Speaking before his first speech in his new role, Mr Blunkett told journalists the pensions credit had been effective as an immediate means of pulling pensioners out of poverty. But he said he wanted to prevent younger generations from getting into poverty, insisting these two aims were not incompatible.
"You do have to move quickly to get people out of poverty, and that's what pensions credit is about," Mr Blunkett said. "But we want to stop people getting into poverty in the first place. I don't want a society where we wait for people to fall into poverty and then somehow we benevolently dig them out of it. I don't think [these approaches] are mutually exclusive."
Mr Blunkett said he had met Adair Turner, the government-appointed pensions tsar, and was planning to reveal the first details of his department's policy ideas towards the end of next month. He said he would then take his ministerial team out to the regions to start a national debate on pensions.
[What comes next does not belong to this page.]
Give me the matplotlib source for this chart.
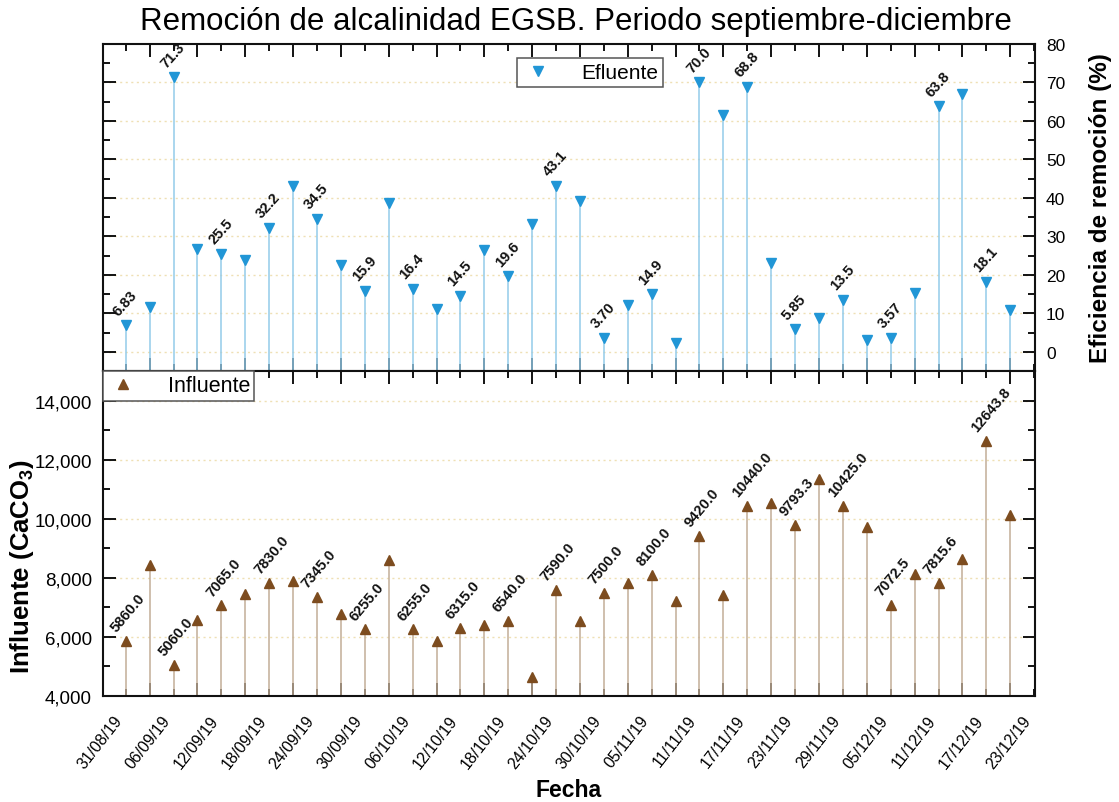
import matplotlib
matplotlib.use("Agg")
import matplotlib.pyplot as plt
import matplotlib.dates as mdates
from matplotlib.ticker import FixedLocator, MultipleLocator, FuncFormatter
from matplotlib.lines import Line2D
import pandas as pd

plt.rcParams['font.family'] = ['Liberation Sans', 'DejaVu Sans']
plt.rcParams['mathtext.fontset'] = 'custom'
plt.rcParams['mathtext.rm'] = 'Liberation Sans'
plt.rcParams['mathtext.bf'] = 'Liberation Sans:bold'

# ---------------- data ----------------
fechas_muestra = [
    "31/08/19", "03/09/19", "06/09/19", "09/09/19", "12/09/19", "15/09/19",
    "18/09/19", "21/09/19", "24/09/19", "27/09/19", "30/09/19", "03/10/19",
    "06/10/19", "09/10/19", "12/10/19", "15/10/19", "18/10/19", "21/10/19",
    "24/10/19", "27/10/19", "30/10/19", "02/11/19", "05/11/19", "08/11/19",
    "11/11/19", "14/11/19", "17/11/19", "20/11/19", "23/11/19", "26/11/19",
    "29/11/19", "02/12/19", "05/12/19", "08/12/19", "11/12/19", "14/12/19",
    "17/12/19", "20/12/19",
]
efluente = [6.83, 11.6, 71.3, 26.7, 25.5, 23.9, 32.2, 43.2, 34.5, 22.5,
            15.9, 38.7, 16.4, 11.1, 14.5, 26.5, 19.6, 33.2, 43.1, 39.3,
            3.70, 12.2, 14.9, 2.4, 70.0, 61.5, 68.8, 23.2, 5.85, 8.7,
            13.5, 3.0, 3.57, 15.4, 63.8, 67.1, 18.1, 10.8]
influente = [5860.0, 8420, 5060.0, 6560, 7065.0, 7450, 7830.0, 7900, 7345.0, 6780,
             6255.0, 8600, 6255.0, 5860, 6315.0, 6410, 6540.0, 4660, 7590.0, 6555,
             7500.0, 7840, 8100.0, 7210, 9420.0, 7435, 10440.0, 10520, 9793.3, 11330,
             10425.0, 9710, 7072.5, 8145, 7815.6, 8630, 12643.8, 10125]
etiquetas_fecha = ["31/08/19", "06/09/19", "12/09/19", "18/09/19", "24/09/19",
                   "30/09/19", "06/10/19", "12/10/19", "18/10/19", "24/10/19",
                   "30/10/19", "05/11/19", "11/11/19", "17/11/19", "23/11/19",
                   "29/11/19", "05/12/19", "11/12/19", "17/12/19", "23/12/19"]
minor_fechas = ["03/09/19", "09/09/19", "15/09/19", "21/09/19", "27/09/19",
                "03/10/19", "09/10/19", "15/10/19", "21/10/19", "27/10/19",
                "02/11/19", "08/11/19", "14/11/19", "20/11/19", "26/11/19",
                "02/12/19", "08/12/19", "14/12/19", "20/12/19"]

titulo = "Remoción de alcalinidad EGSB. Periodo septiembre-diciembre"

x = mdates.date2num(pd.to_datetime(fechas_muestra, format="%d/%m/%y"))
xt = mdates.date2num(pd.to_datetime(etiquetas_fecha, format="%d/%m/%y"))
xm = mdates.date2num(pd.to_datetime(minor_fechas, format="%d/%m/%y"))

# ---------------- style ----------------
W, H = 1119, 803
fig = plt.figure(figsize=(W / 100, H / 100), dpi=100)
L, R = 103, 1035
ax1 = fig.add_axes([L / W, 1 - 372 / H, (R - L) / W, (372 - 45) / H])
ax2 = fig.add_axes([L / W, 1 - 697 / H, (R - L) / W, (697 - 372) / H], sharex=ax1)

blue = '#2196d6'
blue_stem = '#93cbea'
brown = '#7d4c1f'
brown_stem = '#c2ad97'
grid_c = '#efe0b4'

x0 = xt[0]
xlim = (x0 - 2.85, x0 + 114.1)

# top panel
ax1.vlines(x, -5, efluente, color=blue_stem, lw=1.1, zorder=2)
ax1.plot(x, efluente, linestyle='none', marker='v', color=blue, ms=6.5, zorder=3)
for i, (xi, v) in enumerate(zip(x, efluente)):
    if i % 2 == 0:
        ax1.annotate(f"{v:#.3g}", (xi, v), xytext=(-3.5, 5.5), textcoords='offset points',
                     rotation=48, rotation_mode='anchor', ha='left', va='bottom',
                     fontsize=10.5, fontweight='bold', color='#111111', zorder=4)
ax1.set_ylim(-5, 80)
ax1.yaxis.set_major_locator(MultipleLocator(10))
ax1.yaxis.set_minor_locator(MultipleLocator(5))
ax1.yaxis.set_label_position('right')
ax1.set_ylabel("Eficiencia de remoción (%)", fontsize=17.5, fontweight='bold')
ax1.yaxis.set_label_coords(1.0 + (1089 - R) / (R - L), 0.5)
ax1.tick_params(axis='y', which='both', direction='in', left=True, right=True,
                labelleft=False, labelright=True, labelsize=12.5, width=1.3, pad=8)
ax1.tick_params(axis='y', which='major', length=9)
ax1.tick_params(axis='y', which='minor', length=5)
for yv in range(0, 80, 10):
    ax1.axhline(yv, color=grid_c, lw=1, ls=(0, (1.5, 2.5)), zorder=1)

# bottom panel
ax2.vlines(x, 4000, influente, color=brown_stem, lw=1.1, zorder=2)
ax2.plot(x, influente, linestyle='none', marker='^', color=brown, ms=6.5, zorder=3)
for i, (xi, v) in enumerate(zip(x, influente)):
    if i % 2 == 0:
        ax2.annotate(f"{v:.1f}", (xi, v), xytext=(-5, 5), textcoords='offset points',
                     rotation=50, rotation_mode='anchor', ha='left', va='bottom',
                     fontsize=10.5, fontweight='bold', color='#111111', zorder=4)
ax2.set_ylim(4000, 15000)
ax2.yaxis.set_major_locator(MultipleLocator(2000))
ax2.yaxis.set_minor_locator(MultipleLocator(1000))
ax2.yaxis.set_major_formatter(FuncFormatter(lambda v, p: f"{int(v):,}"))
ax2.set_ylabel(r"Influente (CaCO$_{\mathbf{3}}$)", fontsize=18.5, fontweight='bold')
ax2.yaxis.set_label_coords(-(L - 36) / (R - L), 0.4)
ax2.tick_params(axis='y', which='both', direction='in', left=True, right=True,
                labelleft=True, labelright=False, labelsize=13.5, width=1.3, pad=8)
ax2.tick_params(axis='y', which='major', length=9)
ax2.tick_params(axis='y', which='minor', length=5)
for yv in range(6000, 15000, 2000):
    ax2.axhline(yv, color=grid_c, lw=1, ls=(0, (1.5, 2.5)), zorder=1)

# x axis
ax2.set_xlim(*xlim)
for ax in (ax1, ax2):
    ax.xaxis.set_major_locator(FixedLocator(xt))
    ax.xaxis.set_minor_locator(FixedLocator(xm))
    ax.tick_params(axis='x', which='both', direction='in', top=True, bottom=True,
                   width=1.3)
    ax.tick_params(axis='x', which='major', length=5)
    ax.tick_params(axis='x', which='minor', length=9.5)
    for s in ax.spines.values():
        s.set_linewidth(1.5)
        s.set_color('#111111')
ax1.tick_params(axis='x', which='both', labelbottom=False)
ax2.set_xticks(xt)
ax2.set_xticklabels(etiquetas_fecha, rotation=52, ha='right', va='top', fontsize=11.5)
ax2.tick_params(axis='x', which='major', pad=12)
ax2.set_xlabel("Fecha", fontsize=16.5, fontweight='bold', labelpad=5)

# legends
h1 = Line2D([], [], linestyle='none', marker='v', color=blue, ms=6.5)
leg1 = ax1.legend([h1], ["Efluente"], loc='upper left', bbox_to_anchor=(0.4445, 0.958),
                  fontsize=15, frameon=True, fancybox=False, framealpha=1,
                  edgecolor='#555555', borderpad=0.25, handlelength=1.5,
                  handletextpad=1.3, borderaxespad=0)
leg1.get_frame().set_linewidth(1.1)
h2 = Line2D([], [], linestyle='none', marker='^', color=brown, ms=6.5)
leg2 = ax2.legend([h2], ["Influente"], loc='upper left', bbox_to_anchor=(0.0, 1.0),
                  fontsize=15.5, frameon=True, fancybox=False, framealpha=1,
                  edgecolor='#555555', borderpad=0.2, handlelength=1.5,
                  handletextpad=1.3, borderaxespad=0)
leg2.get_frame().set_linewidth(1.1)

fig.text(576 / W, 1 - 22 / H, titulo, ha='center', va='center', fontsize=22.5)

fig.savefig("out.png", dpi=100)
Responding to criticism over the Government's decision to replace the work and pensions secretary for the sixth time since 1997, Mr Blunkett insisted that he was "enthused" about his new job. "I've long been interested in designing the future of the welfare state," he said.
He added that one of his aims would be to invoke a change in the way people regard the elderly, saying that the word "pensioner" was a description of income, "not a description of who they are as a person".
Later, Mr Blunkett told the National Association of Pension Funds conference, in Manchester, that he hoped to "establish a consensus that will provide the stability, certainty and fairness we all want to see in the pensions system."